What a strange question.

After all, the American Orthodox Jewish community has undoubtedly been plunged into mourning over the Pittsburgh shooting victims. Still, I sense a frustration here, among progressives seeking emotional responses from the Orthodox — and I want to address it.

Perhaps you don’t know, but we mourn differently. This is partly because the Orthodox view anti-Semitism differently — less a political phenomenon and more a divinely mandated, eternal condition.

So while our brethren over at Bend the Arc and the like are protesting, and while other Jews organize interfaith vigils, joining with other minority groups, most American Orthodox Jews tend to be much more private about mourning. Mourning is much more intimate, here; it happens on the communal level. Not online, not in press conferences, not in the public eye. It takes place in our homes and in our synagogues and in our school assembly rooms, and it is often centered around prayer books, not political posters.

And so, the reaction may be relatively subdued — for cultural and religious reasons.

But that doesn’t mean it’s not deeply pained.

It is fascinating to stand at this crossroads, watching progressive Jews march and mobilize, while the Orthodox community avoids the overtly political, turning to spirituality and conversations about self-improvement for solace. (And there are certainly political reasons for that, too — to which I will return in a future essay.)

These past few days in the wake of Pittsburgh, I have been inundated by invitations to Tehillim groups (in which community members gather to recite Psalms in unison), challah bakings (in which a blessing over the challah dough is recited in memory of the killed), and letters from rabbis of deeply religious communities calling for unity, for members to do “mitzvos b’zchus hakdoshim” — good deeds in merit of the holy ones.

And the leadership is unequivocal. While major Orthodox organizations have condemned the attack with the requisite statements — and we can nitpick about what was and wasn’t said in those statements, later — listen to what the spiritual leaders and educators, who have a closer connection to the emotional tenor of the community, are saying. Across the board, there are heavy-hearted calls for unity and overcoming denominational differences, even in the most ultra-Orthodox communities of America.

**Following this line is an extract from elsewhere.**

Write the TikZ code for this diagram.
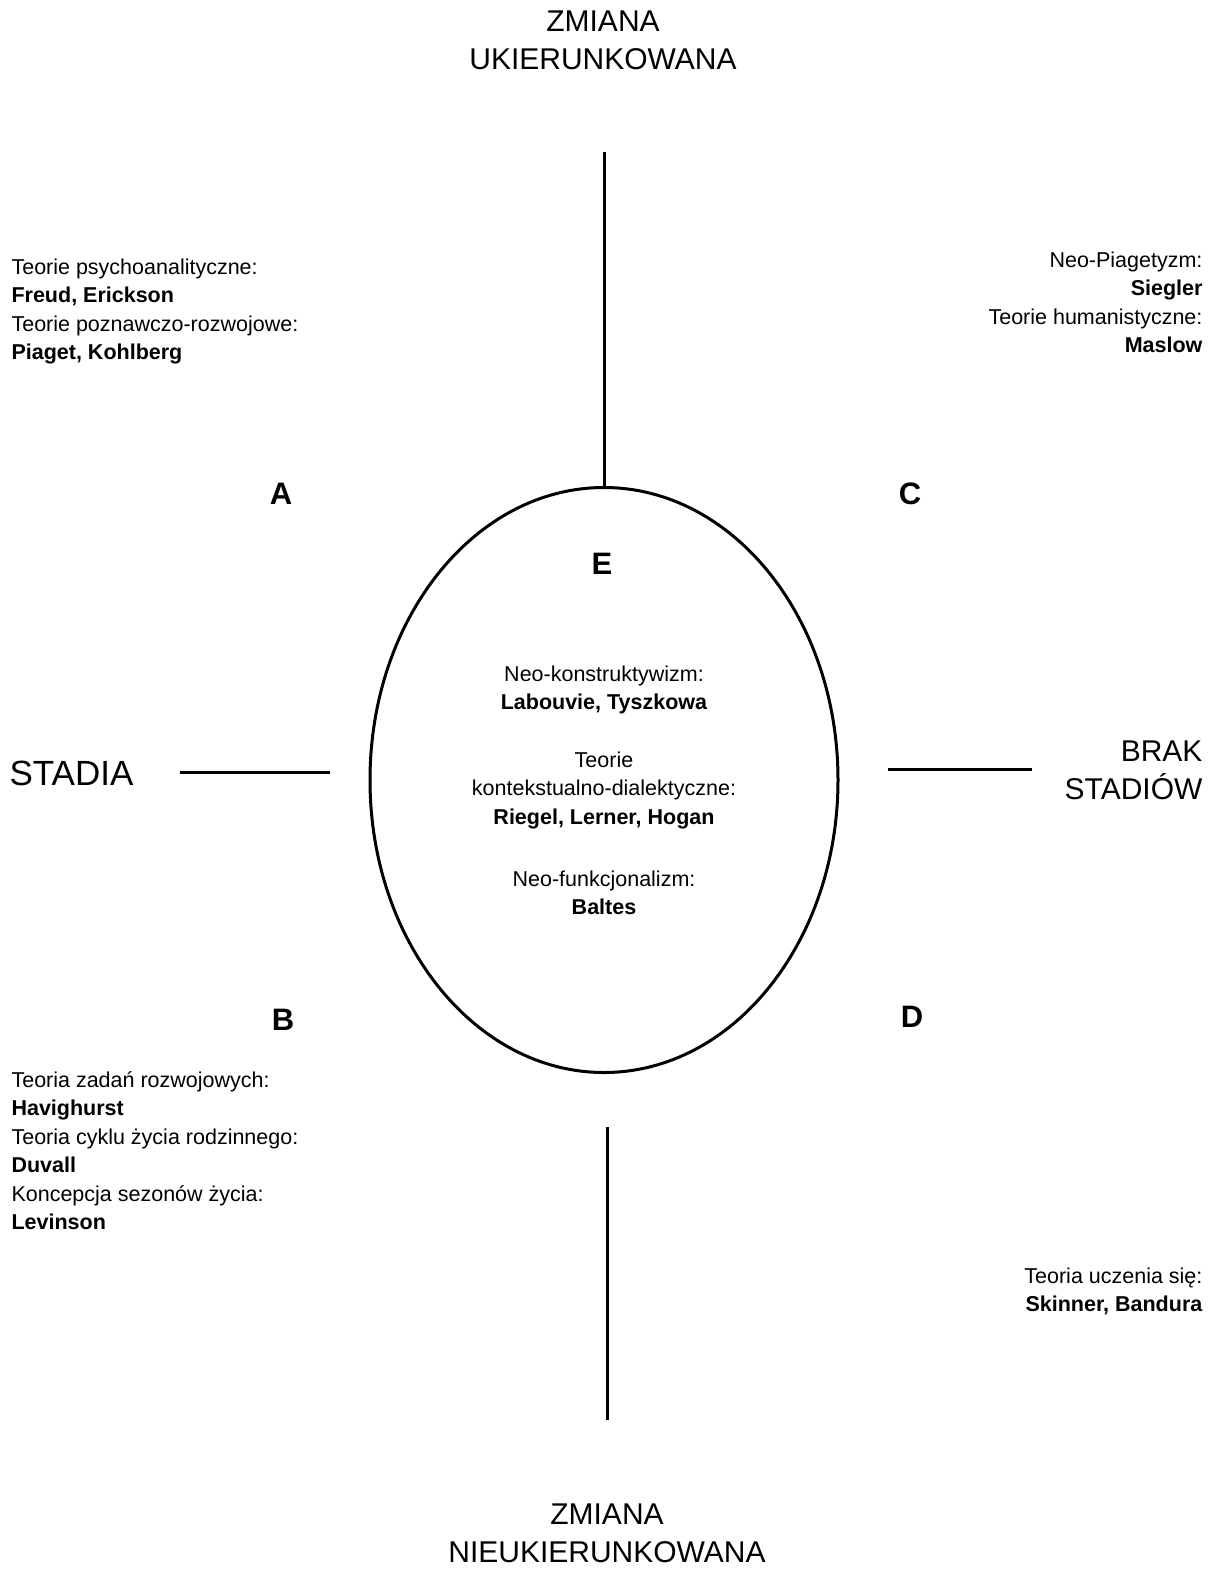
\documentclass[tikz,border=0pt]{standalone}
\usepackage{fontspec}
\setmainfont{Liberation Sans}
\usepackage{tikz}
\usetikzlibrary{shapes.geometric}

\begin{document}
\begin{tikzpicture}[x=1pt, y=1pt,
    axis/.style={line width=3pt},
    big/.style={font=\fontsize{30}{38}\selectfont, align=center},
    small/.style={font=\fontsize{21.5}{28.5}\selectfont},
    quad/.style={font=\fontsize{31}{31}\selectfont\bfseries}]
  \useasboundingbox (0,0) rectangle (1221,-1572);
  \fill[white] (0,0) rectangle (1221,-1572);

  % ellipse in the middle
  \node[draw, ellipse, line width=3pt, minimum width=468pt, minimum height=585pt,
        inner sep=0pt] (ell) at (604,-780) {};

  % axes
  \node[big] (up) at (603,-40) {ZMIANA\\UKIERUNKOWANA};
  \node[big] (down) at (607,-1533) {ZMIANA\\NIEUKIERUNKOWANA};
  \node[big, font=\fontsize{35}{38}\selectfont, anchor=west] (stadia) at (6,-773) {STADIA};
  \node[big, anchor=east, align=right] (brak) at (1206,-770) {BRAK\\STADIÓW};
  \coordinate (uptop) at (604,-152);
  \coordinate (dntop) at (607,-1127);
  \coordinate (dnbot) at (607,-1420);
  \coordinate (lfa) at (180,-772);
  \coordinate (lfb) at (330,-772);
  \coordinate (rta) at (888,-769);
  \coordinate (rtb) at (1032,-769);
  \draw[axis] (uptop) -- (ell.north);
  \draw[axis] (dntop) -- (dnbot);
  \draw[axis] (lfa) -- (lfb);
  \draw[axis] (rta) -- (rtb);

  % quadrant letters
  \node[quad] (qa) at (281,-494) {A};
  \node[quad] (qc) at (910,-494) {C};
  \node[quad] (qe) at (602,-564) {E};
  \node[quad] (qb) at (283,-1020) {B};
  \node[quad] (qd) at (912,-1017) {D};

  % theories
  \node[small, anchor=north west, align=left] (ta) at (8,-255)
    {Teorie psychoanalityczne:\\\textbf{Freud, Erickson}\\
     Teorie poznawczo-rozwojowe:\\\textbf{Piaget, Kohlberg}};
  \node[small, anchor=north east, align=right] (tc) at (1206,-248)
    {Neo-Piagetyzm:\\\textbf{Siegler}\\
     Teorie humanistyczne:\\\textbf{Maslow}};
  \node[small, anchor=north west, align=left] (tb) at (8,-1068)
    {Teoria zadań rozwojowych:\\\textbf{Havighurst}\\
     Teoria cyklu życia rodzinnego:\\\textbf{Duvall}\\
     Koncepcja sezonów życia:\\\textbf{Levinson}};
  \node[small, anchor=north east, align=right] (td) at (1206,-1264)
    {Teoria uczenia się:\\\textbf{Skinner, Bandura}};
  \node[small, align=center] (te1) at (604,-690)
    {Neo-konstruktywizm:\\\textbf{Labouvie, Tyszkowa}};
  \node[small, align=center] (te2) at (604,-790)
    {Teorie\\kontekstualno-dialektyczne:\\\textbf{Riegel, Lerner, Hogan}};
  \node[small, align=center] (te3) at (604,-893)
    {Neo-funkcjonalizm:\\\textbf{Baltes}};
\end{tikzpicture}
\end{document}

Consider this letter from a Monsey rosh yeshiva, sent out to his wider community: “The tragic besurah [news] we all received this past Motzai Shabbos [Saturday night] was one that none of us were or should be equipped to absorb, process, understand or explain….How do we direct our overwhelming feelings of sadness, love and responsibility that all of us are undoubtedly feeling at this time?”

He went on, “These special, holy Yidden from Pittsburgh have been hatefully and mercilessly killed while they were communicating with Hashem, and killed for one reason and one reason only, because They Were JEWS, Hashem’s children. This type of killing renders each and every one of them as ‘Kedoshim’ [holy ones] dying al kiddush Hashem [sanctification of God’s name], the highest level one can reach.” The clear emphasis on reminding his followers that non-Orthodox Jews are their brethren is, in fact, notable.

Or consider this editorial from Aaron Kotler, the CEO of the premiere ultra-Orthodox Lakewood, NJ yeshiva, Beth Medrash Govoha. Writing in the Aspbury Park Press, he called for civic self-reflection: “Will we let America’s beacon, now nearly 250 years old, be extinguished? For surely we realize, it’s not Jews or blacks or Hispanics or women or Irish or Italians or Catholics or Muslims or some other group who are threatened, it’s America itself. Let us not imagine that the jackboots seek only the most vulnerable, it’s our beloved and so maligned Lady Liberty, now tired and huddled herself, tremulously holding her torch aloft, standing perplexed at her sons, whom they seek.”

Or watch this address of Dr. Zippora Schorr to the modern Orthodox Beth Tfiloh school in Baltimore — in which she read a letter from a nearby Catholic school leader, who expressed her “great sorrow following the massacre over the Tree of Life Synagogue.”

“This is a moment for a serious conversation about…the way we speak to each other, the discourse we have with each other,” Schorr said to her students. “The Beit Hamikdash [Temple] was destroyed because of sinat chinam, just senseless hate. There is only one way to cure senseless hate. Sinat chinam can only be cured by ahavat chinam [unconditional love]. By love, and kindness, and chessed.”

Shaken in the office on Monday, I found myself turning to the only answer I knew, the answer I was taught from the youngest age: I put aside the screams of Twitter, and sent out a message to some of my community’s young women to form a Torah study group. In the darkest of moments, we turn to tradition. Let us study together, let us find strength in our sources, let us gather offline, unplugged, for a moment.

This is a moment of deep introspection in the Orthodox community, too. And we are bred to respond to tragedy by diving into spirituality, seeking answers in prayer, study and good deeds, and into hyper local experiences, gathering with those closest around us.

So, “where are the Orthodox?”

We’re right here. We simply mourn differently.

We may not organize interfaith vigils and marches — our grief is more particularistic, and hence quieter.

Perhaps because Orthodox Jews understand anti-Semitism differently, a friend of mine, Mijal Bitton at the Shalom Hartman Institute, pointed out recently, as we processed the news and communal reactions. While many liberal non-Orthodox Jews see anti-Semitism as intertwined with other forms of oppression, and thus one demanding an intersectional public response, most Orthodox Jews see this event as part of the continuum of Jewish history, our inescapable fate, yet another iteration of the Haggadah’s axiom “in every generation, they rise up to kill us.”

I don’t believe one is better or more accurate than the other. I believe both are necessary. Our community needs this spiritual empowerment, this deep introspection, alongside organized political action, to heal this broken country. Both progressive and traditional Jews have what to teach one another, in response to tragedy — to look inward and outward, at the same time.